Reactie RvC uitspraa nemingskamer
Persbericht van zeven (oud-) commissarissen van Laurus N.V.
Op 16 oktober 2003 heeft de Ondernemingskamer uitspraak gedaan in de door de
Vereniging van Effectenbezitters (VEB) en een tweetal met de heer E.Th.A.C.
Albada Jelgersma gelieerde vennootschappen aangespannen procedure. Door een
zevental (oud-) commissarissen (te weten de heren W.M. de Grefte, J.M.
Hessels, R.J. Laan, J.M.M. Maeijer, A.H.J. Risseeuw, K.J. Storm en M.
Ververs) is in deze procedure verweer gevoerd en dit persbericht is hun
reactie op deze uitspraak. De VEB is in de uitspraak niet-ontvankelijk
verklaard.
De Ondernemingskamer oordeelt dat de toenmalige raad van commissarissen een
zekere medeverantwoordelijkheid draagt voor het door de toenmalige directie
gevoerde bestuur bij de uitvoering van de één-formule strategie. Met name
wordt gesteld, dat vanaf eind maart 2001 scherper toezicht op de toenmalige
directie had moeten worden gehouden en dat de directie "korter aan de
teugel" had moeten worden genomen. De Ondernemingskamer legt niet uit wat
met scherper toezicht en "korter aan de teugel" wordt bedoeld en hoe dit het
later gebleken debacle had kunnen voorkomen. Sommige van de door de
Ondernemingskamer geconstateerde feiten die het oordeel ondersteunen dat
vanaf eind maart 2001 strenger toezicht zou moeten worden gehouden, hebben
zich pas na eind maart 2001 voorgedaan. Deze zaken konden derhalve nooit
aanleiding zijn voor het door de Ondernemingskamer noodzakelijk geachte
strengere toezicht. Daarnaast erkent de Ondernemingskamer zelf, dat
ingrijpen in mei 2001 "onverantwoord" zou zijn geweest. In de korte periode
van eind maart 2001 tot begin mei 2001 zijn bij de contacten tussen raad van
commissarissen en directie geen signalen gegeven die ingrijpen
rechtvaardigden.
Een consequentie van het oordeel van de Ondernemingskamer is, dat de raad
van commissarissen in feite op de stoel van de directie moet gaan zitten en
(be)stuur(s)taken moet overnemen.
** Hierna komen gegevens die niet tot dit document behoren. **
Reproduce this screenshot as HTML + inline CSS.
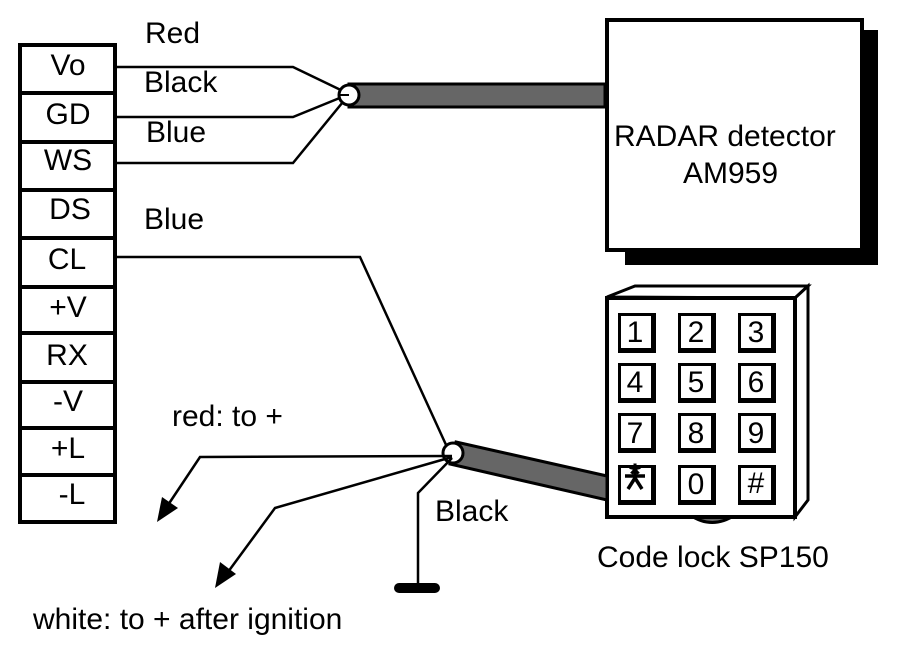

Deze opvatting past niet in het geldende
wettelijke stelsel, waarbij er sprake is van een duidelijke scheiding van de
taken en verantwoordelijkheden tussen commissarissen en directie.
De Ondernemingskamer volgt de geldende opvatting dat de raad van
commissarissen voor zijn informatie afhankelijk is van de directie. Niet
begrijpelijk is dan dat scherper toezicht zou hebben geleid tot een ander
beleid omdat de raad van commissarissen bij herhaling door de toenmalige
hoofddirectie op fundamentele punten onjuist blijkt te zijn geïnformeerd. Op
de verstrekte informatie mocht de raad van commissarissen, zo blijkt uit de
uitspraak, afgaan.
De Ondernemingskamer baseert haar oordeel op een aantal constateringen van
de onderzoekers die in de procedure uitgebreid en gemotiveerd zijn
weersproken en weerlegd (bijvoorbeeld: de door de raad van commissarissen
ingebouwde controlemomenten; de mogelijkheden om tussentijds - zoals ook is
gebeurd - de uitvoering van het plan te stoppen; de gang van zaken rondom de
drie CFO's in één jaar; de niet goedgekeurde verhuizing van het hoofdkantoor
met nadelige personele consequenties etc. Zie verder voor meer
bijzonderheden de pleitnotities van mr. M. Das, te vinden op
www.laurus.nl.). De Ondernemingskamer geeft geen inzicht in de redenen
waarom zij zich bij haar oordeel dan toch baseert op deze weerlegde
bevindingen. Gelet op onder meer vorengenoemde punten zal door de zeven
(oud-)commissarissen cassatie worden ingesteld.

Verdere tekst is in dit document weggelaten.